(Records with drawing code)
________________________________________

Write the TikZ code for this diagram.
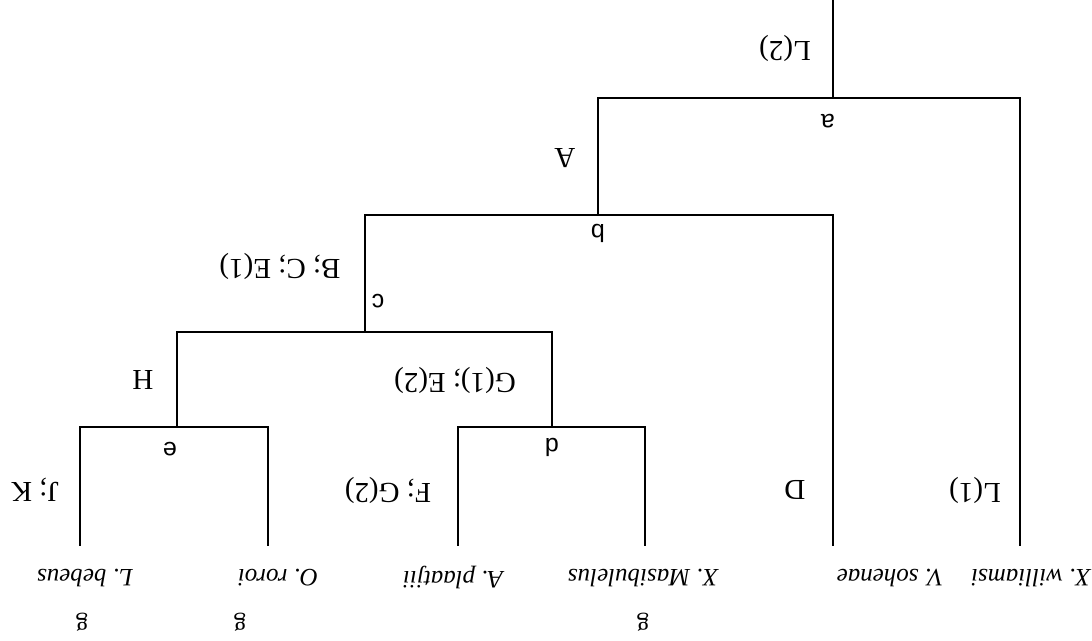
\documentclass[tikz,border=0pt]{standalone}
\usepackage{fontspec}
\setmainfont{Liberation Serif}
\newfontfamily\jfont{Liberation Sans}
\tikzset{
  br/.style={line width=1pt, line cap=rect},
  chg/.style={rotate=180, inner sep=0pt, font=\fontsize{14.5}{16}\selectfont},
  jn/.style={rotate=180, inner sep=0pt, font=\jfont\fontsize{12.5}{14}\selectfont},
  taxon/.style={rotate=180, inner sep=0pt, font=\fontsize{12.5}{14}\selectfont\itshape},
  gmark/.style={rotate=180, inner sep=0pt, font=\fontsize{12.5}{14}\selectfont},
}
\begin{document}
\begin{tikzpicture}[x=0.5pt, y=-0.5pt]
  \useasboundingbox (0,0) rectangle (1092,641);
  % junctions
  \coordinate (top) at (833,0);
  \coordinate (a) at (833,98);
  \coordinate (b) at (598,215);
  \coordinate (c) at (365,332);
  \coordinate (d) at (552,427);
  \coordinate (e) at (177,427);
  % leaf tips
  \coordinate (wil) at (1020,545);
  \coordinate (soh) at (833,545);
  \coordinate (mas) at (645,545);
  \coordinate (pla) at (458,545);
  \coordinate (ror) at (268,545);
  \coordinate (beb) at (80,545);
  % branches
  \draw[br] (top) -- (a);
  \draw[br] (a) -| (wil);
  \draw[br] (a) -| (b);
  \draw[br] (b) -| (soh);
  \draw[br] (b) -| (c);
  \draw[br] (c) -| (d);
  \draw[br] (c) -| (e);
  \draw[br] (d) -| (mas);
  \draw[br] (d) -| (pla);
  \draw[br] (e) -| (ror);
  \draw[br] (e) -| (beb);
  % junction letters
  \node[jn] (la) at (828,121) {a};
  \node[jn] (lb) at (598,233) {b};
  \node[jn] (lc) at (378,301) {c};
  \node[jn] (ld) at (552,447) {d};
  \node[jn] (le) at (170,449) {e};
  % character changes
  \node[chg] (cL2) at (785,48) {L(2)};
  \node[chg] (cA) at (565,158) {A};
  \node[chg] (cBCE) at (280,266) {B; C; E(1)};
  \node[chg] (cGE) at (455,380) {G(1); E(2)};
  \node[chg] (cH) at (143,380) {H};
  \node[chg] (cL1) at (975,490) {L(1)};
  \node[chg] (cD) at (795,490) {D};
  \node[chg] (cFG) at (388,490) {F; G(2)};
  \node[chg] (cJK) at (35,490) {J; K};
  % taxa
  \node[taxon] (tWil) at (1031,578) {X. williamsi};
  \node[taxon] (tSoh) at (890,578) {V. sohenae};
  \node[taxon] (tMas) at (643,578) {X. Masibulelus};
  \node[taxon] (tPla) at (453,578) {A. plaatjii};
  \node[taxon] (tRor) at (278,578) {O. roroi};
  \node[taxon] (tBeb) at (85,578) {L. bebeus};
  \node[gmark] (gMas) at (643,622) {g};
  \node[gmark] (gRor) at (240,622) {g};
  \node[gmark] (gBeb) at (82,622) {g};
\end{tikzpicture}
\end{document}
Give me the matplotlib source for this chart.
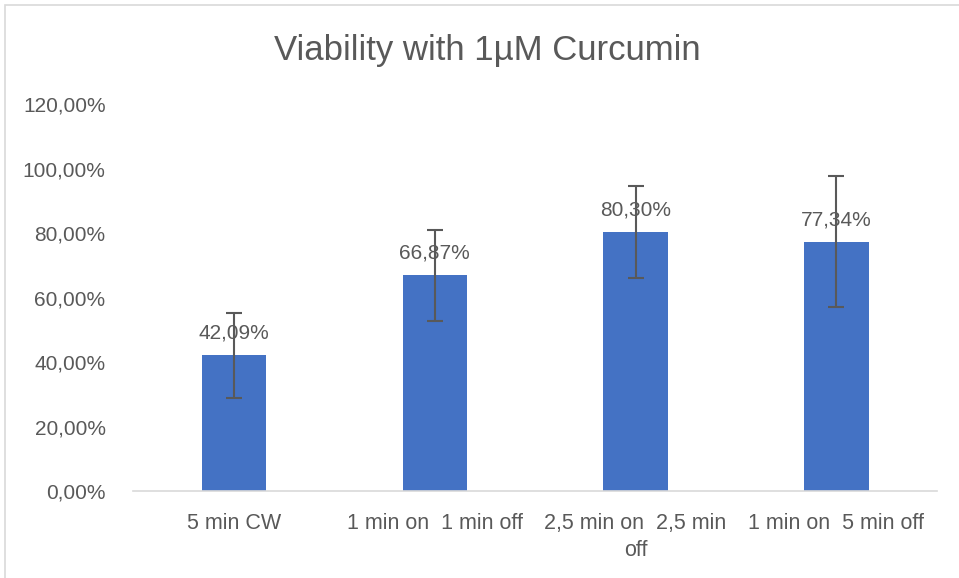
import numpy as np
import matplotlib.pyplot as plt
from matplotlib.patches import Rectangle
from matplotlib.ticker import FuncFormatter

# Data
categories = ["5 min CW", "1 min on  1 min off", "2,5 min on  2,5 min\noff", "1 min on  5 min off"]
viability = [42.09, 66.87, 80.30, 77.34]
errors = [13.1, 14.0, 14.2, 20.3]
yticks = [0, 20, 40, 60, 80, 100, 120]

TEXT = "#595959"
BAR = "#4472C4"

plt.rcParams['font.family'] = ['Liberation Sans', 'DejaVu Sans']

fig = plt.figure(figsize=(9.59, 5.78), dpi=100)
ax = fig.add_axes([0.139, 0.1505, 0.838, 0.6695])

x = np.arange(len(categories))
ax.bar(x, viability, width=0.32, color=BAR, zorder=2)
ax.errorbar(x, viability, yerr=errors, fmt='none', ecolor="#595959",
            elinewidth=1.5, capsize=6, capthick=1.5, zorder=3)

# data labels
for xi, v in zip(x, viability):
    ax.annotate(("%.2f%%" % v).replace('.', ','), (xi, v), xytext=(0, 9),
                textcoords='offset points', ha='center', va='bottom',
                fontsize=15, color=TEXT, zorder=4)

ax.set_xlim(-0.5, len(categories) - 0.5)
ax.set_ylim(0, 120)
ax.set_yticks(yticks)
ax.yaxis.set_major_formatter(FuncFormatter(lambda v, p: ("%.2f%%" % v).replace('.', ',')))
ax.set_xticks(x)
ax.set_xticklabels(categories, fontsize=15.5, color=TEXT, linespacing=1.35)
ax.tick_params(axis='y', length=0, pad=20, labelsize=15, labelcolor=TEXT)
ax.tick_params(axis='x', length=0, pad=16)

for s in ['top', 'right', 'left']:
    ax.spines[s].set_visible(False)
ax.spines['bottom'].set_color("#D9D9D9")
ax.spines['bottom'].set_linewidth(1.2)

fig.text(0.508, 0.912, "Viability with 1µM Curcumin", ha='center', va='center',
         fontsize=25, color=TEXT)

# chart border
fig.patches.append(Rectangle((5 / 959, -0.1), 1.2, 1.1 - 5 / 578, transform=fig.transFigure,
                             fill=False, edgecolor="#D9D9D9", linewidth=1.2))

fig.savefig("out.png", dpi=100)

________________________________________

## WRITTEN EXERCISE:
Check each line of the records for the word "matplotlib" and extract those that contain it.

## FINAL RESULT:
Give me the matplotlib source for this chart.
import matplotlib.pyplot as plt
from matplotlib.patches import Rectangle
from matplotlib.ticker import FuncFormatter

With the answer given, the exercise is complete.